With the police hunting him in every alleyway, Raul decides to flee to
the United States. He and two companions take to the sea on a precarious
raft fashioned from stolen styrofoam and bartered inner tubes. It is the
same desperate course taken by tens of thousands of Cubans, many of whom
have died in the attempt.

I won’t spoil the ending except to say that the movie culminates on a
realistic note — which, since it’s about Cuba, cannot be a totally happy
one.

Mulloy’s camera takes in Havana with the precision of a documentarian
and the rhythm of a rapper. The result is a pulsation of conflicting
images — fetid hotel kitchens, speeding police cars, street fights,
parading hookers, jet-skiing foreigners — as hectic as the city itself.

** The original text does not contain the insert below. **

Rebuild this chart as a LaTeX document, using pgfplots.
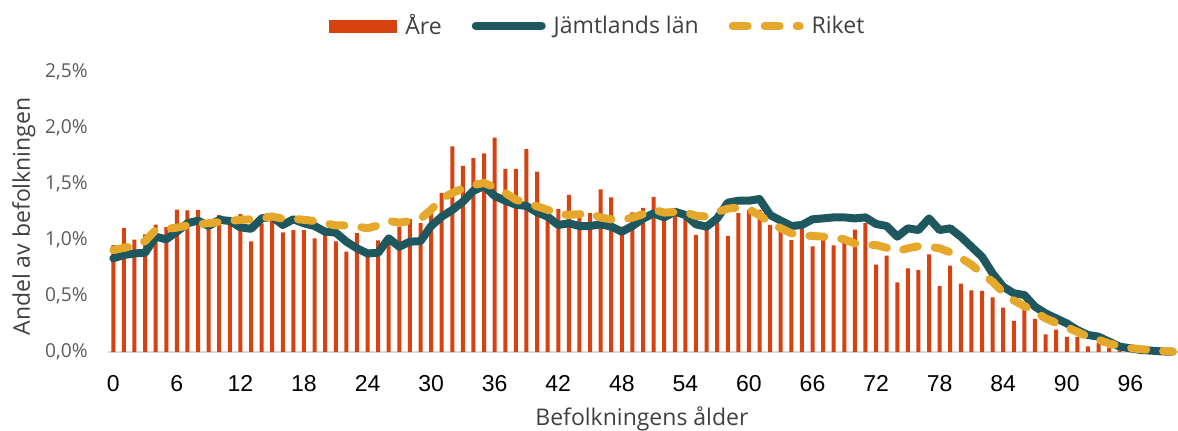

She slows only occasionally, to linger on collapsed walls, patched-up
roofs and crumbling sidewalks. It’s as if Havana had been hit by some
massive artillery barrage — but we know this is the urban legacy of a
half-century of communism.

“Una Noche” may do for nervous, desperate Havana what “Slumdog
Millionaire” did for the shantytowns of Mumbai: portray it in a visual
idiom that resonates with the new generation of pop-culture consumers
and touches their hearts.

At least, I hope “Una Noche” has that kind of impact. Because another
truth about Cuba is that Americans have grown too complacent about the
Castro dictatorship. Enough already with the benign neglect. Enough
already with the excuses — the U.S. embargo chief among them — and the
phony promises of “reform.”

Enough already with a system, just 90 miles from our shores, that offers
its people no sane alternative but escape.